◆ WHAT YOU WILL DO:
Start at the first line of the material below and retype each line through the one containing "const fillOf = v", exactly.

◆ SUPPLIED MATERIAL:
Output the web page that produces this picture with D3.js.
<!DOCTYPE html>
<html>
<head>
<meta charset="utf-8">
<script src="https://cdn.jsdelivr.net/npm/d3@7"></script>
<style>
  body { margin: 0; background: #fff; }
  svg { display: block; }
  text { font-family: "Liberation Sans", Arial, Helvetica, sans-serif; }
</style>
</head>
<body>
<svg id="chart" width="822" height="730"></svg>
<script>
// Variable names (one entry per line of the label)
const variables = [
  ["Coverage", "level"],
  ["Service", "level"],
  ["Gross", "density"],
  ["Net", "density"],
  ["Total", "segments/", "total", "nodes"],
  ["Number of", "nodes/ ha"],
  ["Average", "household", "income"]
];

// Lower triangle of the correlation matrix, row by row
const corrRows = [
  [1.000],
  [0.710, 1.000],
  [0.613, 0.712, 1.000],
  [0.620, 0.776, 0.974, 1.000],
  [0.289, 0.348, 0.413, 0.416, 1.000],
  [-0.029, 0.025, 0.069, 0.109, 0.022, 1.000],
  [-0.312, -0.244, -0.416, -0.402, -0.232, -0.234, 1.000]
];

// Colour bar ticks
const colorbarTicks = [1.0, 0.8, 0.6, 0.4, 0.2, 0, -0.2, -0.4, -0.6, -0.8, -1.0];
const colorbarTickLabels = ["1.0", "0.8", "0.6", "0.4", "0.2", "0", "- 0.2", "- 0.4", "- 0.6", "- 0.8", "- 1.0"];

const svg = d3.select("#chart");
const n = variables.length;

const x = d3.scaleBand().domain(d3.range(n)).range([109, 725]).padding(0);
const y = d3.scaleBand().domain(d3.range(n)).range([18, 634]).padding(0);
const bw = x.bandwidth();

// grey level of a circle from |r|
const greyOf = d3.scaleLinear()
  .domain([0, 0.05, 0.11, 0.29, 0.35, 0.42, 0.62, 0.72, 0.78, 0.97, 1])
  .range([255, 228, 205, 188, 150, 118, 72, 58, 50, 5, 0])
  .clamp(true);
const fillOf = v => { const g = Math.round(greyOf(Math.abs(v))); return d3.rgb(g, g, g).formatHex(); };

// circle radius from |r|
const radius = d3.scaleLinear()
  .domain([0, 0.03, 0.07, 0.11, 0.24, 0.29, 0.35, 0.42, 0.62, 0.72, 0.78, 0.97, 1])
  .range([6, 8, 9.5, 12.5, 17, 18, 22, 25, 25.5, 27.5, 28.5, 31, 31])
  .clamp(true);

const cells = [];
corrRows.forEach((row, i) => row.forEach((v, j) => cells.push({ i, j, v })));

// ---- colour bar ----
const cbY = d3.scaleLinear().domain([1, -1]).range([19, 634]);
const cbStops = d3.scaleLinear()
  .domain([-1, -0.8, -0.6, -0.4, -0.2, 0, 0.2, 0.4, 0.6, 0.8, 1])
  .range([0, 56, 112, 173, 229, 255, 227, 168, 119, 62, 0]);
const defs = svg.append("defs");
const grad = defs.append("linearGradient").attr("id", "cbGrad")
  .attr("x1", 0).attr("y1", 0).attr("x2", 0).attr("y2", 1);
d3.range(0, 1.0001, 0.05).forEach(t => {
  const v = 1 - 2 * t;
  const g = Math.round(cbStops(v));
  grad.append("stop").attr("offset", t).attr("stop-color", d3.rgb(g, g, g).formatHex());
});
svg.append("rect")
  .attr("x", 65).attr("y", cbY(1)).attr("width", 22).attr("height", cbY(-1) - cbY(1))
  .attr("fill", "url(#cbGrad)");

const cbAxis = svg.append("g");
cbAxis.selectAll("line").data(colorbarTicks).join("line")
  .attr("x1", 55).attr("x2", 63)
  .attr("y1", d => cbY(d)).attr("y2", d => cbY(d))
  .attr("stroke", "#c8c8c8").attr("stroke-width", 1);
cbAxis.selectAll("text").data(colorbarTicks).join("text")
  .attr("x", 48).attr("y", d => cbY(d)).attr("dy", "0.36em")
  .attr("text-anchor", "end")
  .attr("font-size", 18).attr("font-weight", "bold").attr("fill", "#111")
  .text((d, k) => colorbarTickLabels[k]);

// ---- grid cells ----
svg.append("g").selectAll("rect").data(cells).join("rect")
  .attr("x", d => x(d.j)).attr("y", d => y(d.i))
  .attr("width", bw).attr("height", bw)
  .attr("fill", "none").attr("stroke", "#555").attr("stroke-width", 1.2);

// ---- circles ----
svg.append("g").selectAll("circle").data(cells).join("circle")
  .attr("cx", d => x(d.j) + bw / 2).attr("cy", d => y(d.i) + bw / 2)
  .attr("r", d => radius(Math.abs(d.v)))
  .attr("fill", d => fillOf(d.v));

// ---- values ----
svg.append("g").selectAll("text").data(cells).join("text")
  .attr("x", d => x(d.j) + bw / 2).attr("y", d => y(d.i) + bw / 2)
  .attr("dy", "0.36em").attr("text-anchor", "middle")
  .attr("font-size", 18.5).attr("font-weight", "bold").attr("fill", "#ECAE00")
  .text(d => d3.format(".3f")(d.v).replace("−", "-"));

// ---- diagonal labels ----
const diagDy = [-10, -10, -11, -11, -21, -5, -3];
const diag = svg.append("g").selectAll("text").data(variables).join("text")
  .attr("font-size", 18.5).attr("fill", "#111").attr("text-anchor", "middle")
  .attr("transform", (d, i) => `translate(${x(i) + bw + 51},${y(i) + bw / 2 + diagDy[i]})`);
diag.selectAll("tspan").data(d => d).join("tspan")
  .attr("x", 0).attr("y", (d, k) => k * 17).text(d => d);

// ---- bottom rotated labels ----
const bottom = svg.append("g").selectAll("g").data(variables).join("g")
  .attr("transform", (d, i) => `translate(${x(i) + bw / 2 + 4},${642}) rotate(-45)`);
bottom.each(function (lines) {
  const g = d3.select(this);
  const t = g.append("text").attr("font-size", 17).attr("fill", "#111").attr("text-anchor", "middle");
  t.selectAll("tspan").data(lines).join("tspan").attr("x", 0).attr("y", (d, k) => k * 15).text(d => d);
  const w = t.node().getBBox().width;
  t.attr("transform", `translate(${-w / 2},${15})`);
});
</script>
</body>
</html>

◆ TASK ANSWER:
Output the web page that produces this picture with D3.js.
<!DOCTYPE html>
<html>
<head>
<meta charset="utf-8">
<script src="https://cdn.jsdelivr.net/npm/d3@7"></script>
<style>
  body { margin: 0; background: #fff; }
  svg { display: block; }
  text { font-family: "Liberation Sans", Arial, Helvetica, sans-serif; }
</style>
</head>
<body>
<svg id="chart" width="822" height="730"></svg>
<script>
// Variable names (one entry per line of the label)
const variables = [
  ["Coverage", "level"],
  ["Service", "level"],
  ["Gross", "density"],
  ["Net", "density"],
  ["Total", "segments/", "total", "nodes"],
  ["Number of", "nodes/ ha"],
  ["Average", "household", "income"]
];

// Lower triangle of the correlation matrix, row by row
const corrRows = [
  [1.000],
  [0.710, 1.000],
  [0.613, 0.712, 1.000],
  [0.620, 0.776, 0.974, 1.000],
  [0.289, 0.348, 0.413, 0.416, 1.000],
  [-0.029, 0.025, 0.069, 0.109, 0.022, 1.000],
  [-0.312, -0.244, -0.416, -0.402, -0.232, -0.234, 1.000]
];

// Colour bar ticks
const colorbarTicks = [1.0, 0.8, 0.6, 0.4, 0.2, 0, -0.2, -0.4, -0.6, -0.8, -1.0];
const colorbarTickLabels = ["1.0", "0.8", "0.6", "0.4", "0.2", "0", "- 0.2", "- 0.4", "- 0.6", "- 0.8", "- 1.0"];

const svg = d3.select("#chart");
const n = variables.length;

const x = d3.scaleBand().domain(d3.range(n)).range([109, 725]).padding(0);
const y = d3.scaleBand().domain(d3.range(n)).range([18, 634]).padding(0);
const bw = x.bandwidth();

// grey level of a circle from |r|
const greyOf = d3.scaleLinear()
  .domain([0, 0.05, 0.11, 0.29, 0.35, 0.42, 0.62, 0.72, 0.78, 0.97, 1])
  .range([255, 228, 205, 188, 150, 118, 72, 58, 50, 5, 0])
  .clamp(true);
const fillOf = v => { const g = Math.round(greyOf(Math.abs(v))); return d3.rgb(g, g, g).formatHex(); };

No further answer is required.